Does God the Father experience our feelings of hatred, of lust, of sensuous pleasure? Does the Lord Jesus? Does the Holy Spirit? Are they all just unhappy all the time, wrestling with those feelings? What about our feelings of temptation, or addiction, or pride, sloth, all sins venial and mortal?

I am not comforted by the thought of a God tossed around by the sinful emotions, the rage, the grasping, the uncertainties of 6 billion people. I read a sermon the other day in which the Pastor claimed that God had to become a man in order to know what it is like being a human being.

I really doubt that statement. There is no incompleteness in God, nothing He needs, no lack of knowledge, nothing that is still potential - He is ‘pure act’ as Aquinas and others have stated.
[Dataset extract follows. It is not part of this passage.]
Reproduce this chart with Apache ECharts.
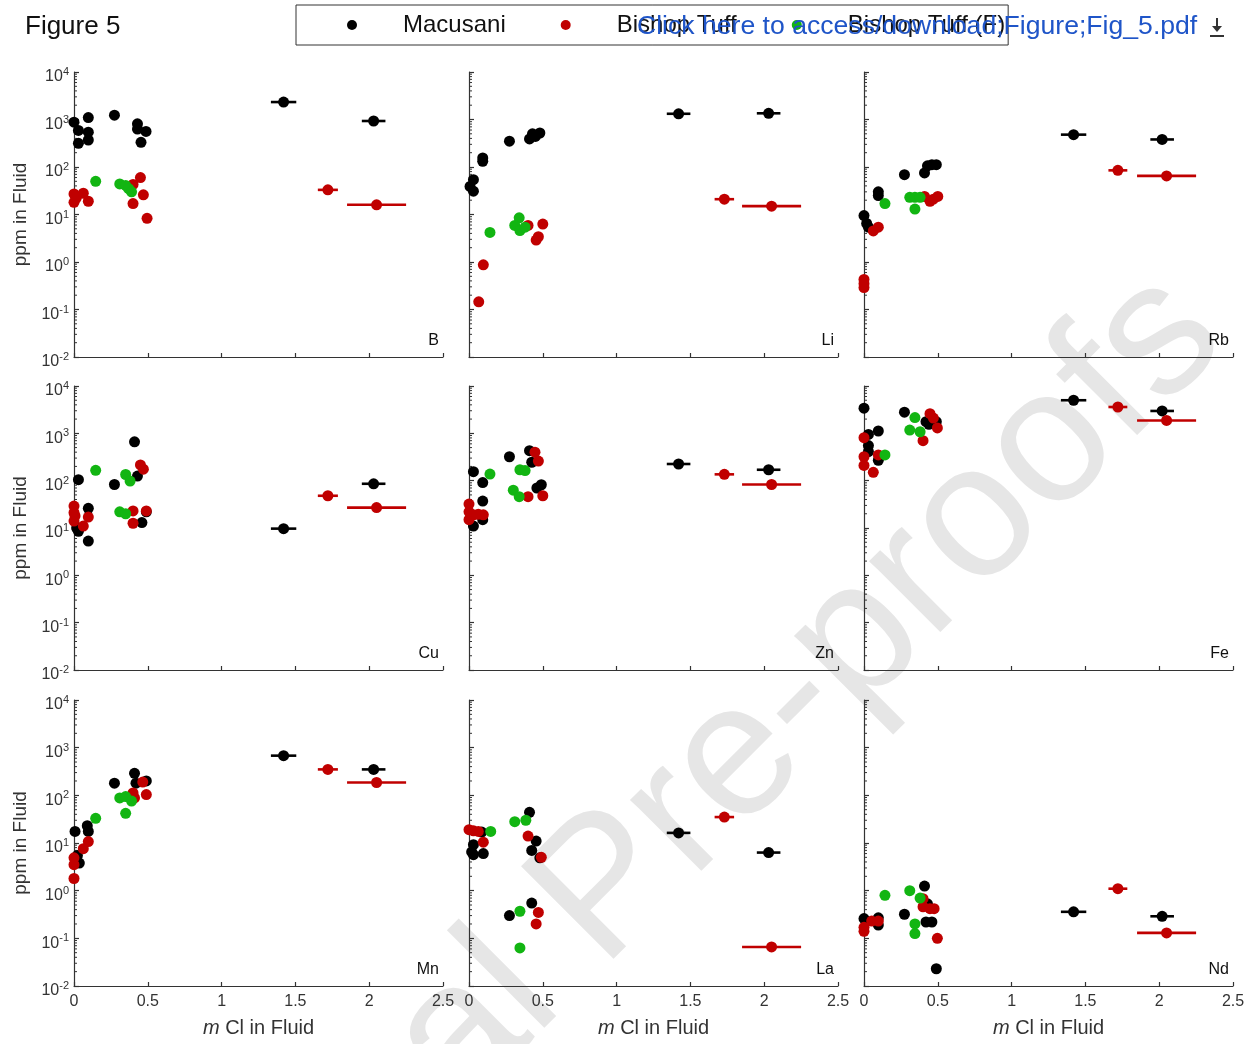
<!DOCTYPE html>
<html>
<head>
<meta charset="utf-8">
<script src="https://cdn.jsdelivr.net/npm/echarts@6/dist/echarts.min.js"></script>
<style>html,body{margin:0;padding:0;background:#fff;}#c{width:1258px;height:1044px;}</style>
</head>
<body>
<div id="c"></div>
<script>
// ---------------- data (x = m Cl in fluid, y = ppm in fluid) ----------------
const elements = ['B', 'Li', 'Rb', 'Cu', 'Zn', 'Fe', 'Mn', 'La', 'Nd'];
const seriesNames = ['Macusani', 'Bishop Tuff', 'Bishop Tuff (F)'];
const xTicks = [0, 0.5, 1, 1.5, 2, 2.5];
const minorTickValues = [0.02,0.03,0.04,0.05,0.06,0.07,0.08,0.09,0.2,0.3,0.4,0.5,0.6,0.7,0.8,0.9,2,3,4,5,6,7,8,9,20,30,40,50,60,70,80,90,200,300,400,500,600,700,800,900,2000,3000,4000,5000,6000,7000,8000,9000];

// [x, y] points; *Err arrays are [x, y, half-width of x error bar]
const B_mac = [[0,880],[0.03,590],[0.03,316],[0.097,1100],[0.097,540],[0.097,370],[0.274,1230],[0.43,810],[0.43,630],[0.454,330],[0.488,560]];
const B_macErr = [[1.42,2330,0.086],[2.03,930,0.08]];
const B_bt = [[0,27],[0,18],[0.015,22],[0.063,28],[0.097,19],[0.40,43],[0.40,17],[0.45,60],[0.47,26],[0.495,8.3]];
const B_btErr = [[1.72,33,0.068],[2.05,16,0.2]];
const B_btf = [[0.147,50],[0.31,44],[0.35,41],[0.37,35],[0.39,30]];

const Li_mac = [[0.007,39],[0.03,54],[0.03,31],[0.093,155],[0.093,132],[0.274,350],[0.41,390],[0.43,500],[0.45,440],[0.48,520]];
const Li_macErr = [[1.42,1320,0.08],[2.03,1350,0.08]];
const Li_bt = [[0.097,0.87],[0.066,0.145],[0.40,5.9],[0.50,6.3],[0.455,2.9],[0.47,3.4]];
const Li_btErr = [[1.73,21,0.066],[2.05,15,0.2]];
const Li_btf = [[0.142,4.2],[0.34,8.5],[0.31,5.9],[0.345,4.6],[0.38,5.4]];

const Rb_mac = [[0,9.5],[0.018,6.5],[0.03,5.4],[0.097,30],[0.097,25],[0.274,69],[0.41,75],[0.43,106],[0.46,112],[0.49,112]];
const Rb_macErr = [[1.42,480,0.086],[2.02,380,0.08]];
const Rb_bt = [[0,0.43],[0,0.29],[0,0.35],[0.063,4.5],[0.097,5.4],[0.41,24],[0.447,19],[0.47,21],[0.50,24]];
const Rb_btErr = [[1.72,85,0.064],[2.05,65,0.2]];
const Rb_btf = [[0.142,17],[0.31,23],[0.345,23],[0.38,23],[0.345,13]];

const Cu_mac = [[0.03,105],[0.018,10],[0.03,8.5],[0.097,26],[0.097,5.3],[0.274,83],[0.41,660],[0.43,125],[0.46,13],[0.49,22]];
const Cu_macErr = [[1.42,9.7,0.086],[2.03,86,0.08]];
const Cu_bt = [[0,29],[0,21],[0,14],[0.007,18],[0.063,11],[0.097,17],[0.40,12.6],[0.40,23],[0.45,215],[0.47,175],[0.49,23]];
const Cu_btErr = [[1.72,48,0.068],[2.05,27,0.2]];
const Cu_btf = [[0.147,165],[0.35,135],[0.38,98],[0.31,22],[0.35,20]];

const Zn_mac = [[0.03,155],[0.093,91],[0.093,37],[0.093,15],[0.03,11],[0.274,320],[0.41,430],[0.425,245],[0.46,70],[0.49,82]];
const Zn_macErr = [[1.42,225,0.08],[2.03,170,0.08]];
const Zn_bt = [[0,32],[0,22],[0,15],[0.03,19],[0.063,19.5],[0.097,19],[0.447,400],[0.47,260],[0.40,46],[0.50,48]];
const Zn_btErr = [[1.73,136,0.066],[2.05,83,0.2]];
const Zn_btf = [[0.142,138],[0.345,170],[0.38,163],[0.30,63],[0.34,46]];

const Fe_mac = [[0,3400],[0.03,950],[0.097,1120],[0.03,550],[0.03,410],[0.097,270],[0.274,2800],[0.42,1760],[0.44,1550],[0.49,1760]];
const Fe_macErr = [[1.42,5000,0.086],[2.02,2970,0.08]];
const Fe_bt = [[0,810],[0,320],[0,210],[0.063,150],[0.097,350],[0.447,2600],[0.47,2100],[0.497,1300],[0.40,700]];
const Fe_btErr = [[1.72,3600,0.064],[2.05,1870,0.2]];
const Fe_btf = [[0.142,350],[0.345,2150],[0.31,1170],[0.38,1080]];

const Mn_mac = [[0.007,17.5],[0.023,5.5],[0.036,3.8],[0.09,23],[0.097,17.5],[0.274,180],[0.41,290],[0.42,180],[0.49,200]];
const Mn_macErr = [[1.42,680,0.086],[2.03,350,0.08]];
const Mn_bt = [[0,4.9],[0,3.5],[0,1.8],[0.063,7.6],[0.097,10.7],[0.40,112],[0.41,88],[0.466,190],[0.49,104]];
const Mn_btErr = [[1.72,350,0.068],[2.05,186,0.2]];
const Mn_btf = [[0.147,33],[0.31,88],[0.35,94],[0.39,76],[0.35,42]];

const La_mac = [[0.03,9.2],[0.03,5.7],[0.018,6.5],[0.097,6.0],[0.086,17],[0.41,44],[0.455,11],[0.425,7],[0.48,4.9],[0.425,0.55],[0.274,0.30]];
const La_macErr = [[1.42,16.3,0.08],[2.03,6.3,0.08]];
const La_bt = [[0,19],[0.03,18],[0.063,17.5],[0.097,10.4],[0.40,14],[0.49,5.0],[0.47,0.35],[0.455,0.20]];
const La_btErr = [[1.73,35,0.066],[2.05,0.066,0.2]];
const La_btf = [[0.147,17.5],[0.31,28],[0.385,30],[0.345,0.37],[0.345,0.063]];

const Nd_mac = [[0,0.26],[0.097,0.27],[0.097,0.19],[0.274,0.32],[0.41,1.25],[0.43,0.53],[0.42,0.22],[0.46,0.22],[0.49,0.023]];
const Nd_macErr = [[1.42,0.36,0.086],[2.02,0.29,0.08]];
const Nd_bt = [[0,0.17],[0,0.14],[0.052,0.23],[0.097,0.23],[0.40,0.68],[0.40,0.46],[0.447,0.42],[0.475,0.42],[0.497,0.10]];
const Nd_btErr = [[1.72,1.1,0.064],[2.05,0.13,0.2]];
const Nd_btf = [[0.142,0.80],[0.31,1.0],[0.38,0.70],[0.345,0.20],[0.345,0.126]];

const panelData = {
  B:  [B_mac, B_macErr, B_bt, B_btErr, B_btf],
  Li: [Li_mac, Li_macErr, Li_bt, Li_btErr, Li_btf],
  Rb: [Rb_mac, Rb_macErr, Rb_bt, Rb_btErr, Rb_btf],
  Cu: [Cu_mac, Cu_macErr, Cu_bt, Cu_btErr, Cu_btf],
  Zn: [Zn_mac, Zn_macErr, Zn_bt, Zn_btErr, Zn_btf],
  Fe: [Fe_mac, Fe_macErr, Fe_bt, Fe_btErr, Fe_btf],
  Mn: [Mn_mac, Mn_macErr, Mn_bt, Mn_btErr, Mn_btf],
  La: [La_mac, La_macErr, La_bt, La_btErr, La_btf],
  Nd: [Nd_mac, Nd_macErr, Nd_bt, Nd_btErr, Nd_btf]
};

// ---------------- layout / style ----------------
const FONT = 'Liberation Sans, Arial, Helvetica, sans-serif';
const colLeft = [74, 469, 864];
const plotW = 369;
const rowTop = [72, 386, 700];
const rowH = [285, 284, 286];
const COLORS = ['#000000', '#c00000', '#12b512'];
const AX = '#333333';

const chart = echarts.init(document.getElementById('c'), null, {renderer: 'canvas'});

const grids = [], xAxes = [], yAxes = [], series = [], graphics = [];

function errRender(color) {
  return function (params, api) {
    const x = api.value(0), y = api.value(1), e = api.value(2);
    const p1 = api.coord([x - e, y]);
    const p2 = api.coord([x + e, y]);
    return {type: 'line', shape: {x1: p1[0], y1: p1[1], x2: p2[0], y2: p2[1]},
            style: {stroke: color, lineWidth: 2.6}};
  };
}
function minorRender(params, api) {
  const p = api.coord([0, api.value(1)]);
  return {type: 'line', shape: {x1: p[0], y1: p[1], x2: p[0] + 3, y2: p[1]},
          style: {stroke: AX, lineWidth: 1}};
}

elements.forEach(function (el, i) {
  const r = Math.floor(i / 3), c = i % 3;
  grids.push({left: colLeft[c], top: rowTop[r], width: plotW, height: rowH[r], containLabel: false});
  xAxes.push({
    gridIndex: i, type: 'value', min: 0, max: 2.5, interval: 0.5,
    axisLine: {show: true, onZero: false, lineStyle: {color: AX, width: 1.2}},
    axisTick: {show: true, inside: true, length: 4, lineStyle: {color: AX, width: 1.2}},
    splitLine: {show: false},
    axisLabel: {show: r === 2, margin: 8, color: AX, fontSize: 16, fontFamily: FONT,
                formatter: function (v) { return xTicks.indexOf(v) >= 0 ? String(v) : ''; }},
    name: r === 2 ? '{i|m} Cl in Fluid' : '',
    nameLocation: 'middle', nameGap: 32,
    nameTextStyle: {color: AX, fontSize: 20, fontFamily: FONT,
                    rich: {i: {fontStyle: 'italic', fontSize: 20, fontFamily: FONT, color: AX}}}
  });
  yAxes.push({
    gridIndex: i, type: 'log', logBase: 10, min: 0.01, max: 10000, splitNumber: 6,
    axisLine: {show: true, onZero: false, lineStyle: {color: AX, width: 1.2}},
    axisTick: {show: true, inside: true, length: 5, lineStyle: {color: AX, width: 1.2}},
    splitLine: {show: false},
    minorTick: {show: false},
    axisLabel: {
      show: c === 0, margin: 5, color: AX, fontFamily: FONT,
      formatter: function (v) { const e = Math.round(Math.log10(v)); return '{b|10}{e|' + e + '}'; },
      rich: {
        b: {fontSize: 16, lineHeight: 15, verticalAlign: 'bottom', color: AX, fontFamily: FONT},
        e: {fontSize: 11, lineHeight: 26, verticalAlign: 'middle', color: AX, fontFamily: FONT}
      }
    },
    name: c === 0 ? 'ppm in Fluid' : '',
    nameLocation: 'middle', nameGap: 44, nameRotate: 90,
    nameTextStyle: {color: AX, fontSize: 19, fontFamily: FONT}
  });

  const d = panelData[el];
  // minor log ticks on y axis
  series.push({type: 'custom', name: 'minor', xAxisIndex: i, yAxisIndex: i, silent: true, z: 1,
               renderItem: minorRender, data: minorTickValues.map(function (v) { return [0, v]; }),
               encode: {x: 0, y: 1}});
  // error bars
  series.push({type: 'custom', name: 'Macusani err', xAxisIndex: i, yAxisIndex: i, silent: true, z: 2,
               renderItem: errRender(COLORS[0]), data: d[1], encode: {x: 0, y: 1}});
  series.push({type: 'custom', name: 'Bishop Tuff err', xAxisIndex: i, yAxisIndex: i, silent: true, z: 2,
               renderItem: errRender(COLORS[1]), data: d[3], encode: {x: 0, y: 1}});
  // points
  series.push({type: 'scatter', name: seriesNames[0], xAxisIndex: i, yAxisIndex: i, z: 3,
               symbol: 'circle', symbolSize: 11, itemStyle: {color: COLORS[0], opacity: 1},
               data: d[0].concat(d[1].map(function (p) { return [p[0], p[1]]; }))});
  series.push({type: 'scatter', name: seriesNames[1], xAxisIndex: i, yAxisIndex: i, z: 4,
               symbol: 'circle', symbolSize: 11, itemStyle: {color: COLORS[1], opacity: 1},
               data: d[2].concat(d[3].map(function (p) { return [p[0], p[1]]; }))});
  series.push({type: 'scatter', name: seriesNames[2], xAxisIndex: i, yAxisIndex: i, z: 5,
               symbol: 'circle', symbolSize: 11, itemStyle: {color: COLORS[2], opacity: 1},
               data: d[4]});

  // element label in lower-right corner
  graphics.push({type: 'text', x: colLeft[c] + plotW - 4, y: rowTop[r] + rowH[r] - 16, z: 10,
                 style: {text: el, fill: '#111', font: '16px ' + FONT, textAlign: 'right', textVerticalAlign: 'middle'}});
});

// header / decorations
graphics.push({type: 'text', x: 25, y: 27, z: 10,
               style: {text: 'Figure 5', fill: '#111', font: '26px ' + FONT, textAlign: 'left', textVerticalAlign: 'middle'}});
graphics.push({type: 'text', x: 637, y: 27, z: 20,
               style: {text: 'Click here to access/download;Figure;Fig_5.pdf', fill: '#1f55c8', font: '26.6px ' + FONT,
                       textAlign: 'left', textVerticalAlign: 'middle'}});
graphics.push({type: 'group', z: 20, children: [
  {type: 'line', shape: {x1: 1217, y1: 18, x2: 1217, y2: 28}, style: {stroke: '#333', lineWidth: 2}},
  {type: 'polygon', shape: {points: [[1212, 26], [1222, 26], [1217, 32]]}, style: {fill: '#333'}},
  {type: 'line', shape: {x1: 1210, y1: 36, x2: 1224, y2: 36}, style: {stroke: '#333', lineWidth: 2}}
]});
// watermark
graphics.push({type: 'text', x: 640, y: 858, rotation: Math.PI / 4, z: -10, silent: true,
               style: {text: 'Journal Pre-proofs', fill: '#e6e6e6', font: '190px ' + FONT,
                       textAlign: 'center', textVerticalAlign: 'middle'}});

const option = {
  animation: false,
  backgroundColor: '#ffffff',
  textStyle: {fontFamily: FONT},
  grid: grids,
  xAxis: xAxes,
  yAxis: yAxes,
  legend: {
    data: seriesNames, left: 296, top: 5,
    padding: [8, 3, 8, 51], itemGap: 55, itemWidth: 60, itemHeight: 10,
    borderColor: '#333', borderWidth: 1, backgroundColor: 'transparent',
    textStyle: {fontSize: 24, color: '#111', fontFamily: FONT, padding: [0, 0, 0, 16]},
    icon: 'circle', selectedMode: false
  },
  graphic: graphics,
  series: series
};
chart.setOption(option);
</script>
</body>
</html>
Is He above feeling our pain - yes, I think He is above everything, at any time and anywhere. But the fact that He created us means of course that He knows what neurons are, and pain receptors, and the many types of suffering to which we are not immune. Knowing that He knows those things, but is not shaken by them but remains Wise, and Provident, and Loving - well, it is an anchor for our souls, one we would not have if He was susceptible to change.

So I reckon I would disagree with TT on this, but I have not personally read that section of his book for a long time.

I do not believe God needed to become a man to know what it was like to be a human. I would say rather that Jesus, Immanuel, God with us, demonstrates to us, through the incarnation, that God is truly with us, truly knows our suffering, more than we ever imagined. God is both transcendent, and immanent. “In him we live and move and have our being” (Acts 17:28). “In Him all things together” Col (1:17).

Yes, I agree with you Caleb.

I don’t think God has to be “tossed around” by what we are tossed around by to feel it. God is perfect holiness, and cannot be tempted by sin, but God is perfect love, and empathizes perfectly(whatever that may be) with His creation. We have a ressponse to sin, so it may toss us around to relate to another’s sin, until we begin to be insulated by grace and then we can empathize with it without being tossed- as Jesus, our high priest. Every high preist is taken from among men so that he can empathize with their weaknesses, having been tempted in all manner like as those from whom he is selected.

Altho I don’t really have a solid opinion on it yet- having just concidered it LOL, I have no problem with God becoming on of His creation in order to feel what it is like. We are made in the image and likeness of God. We are curious, we learn, we grow through empathy- perhaps God does as well.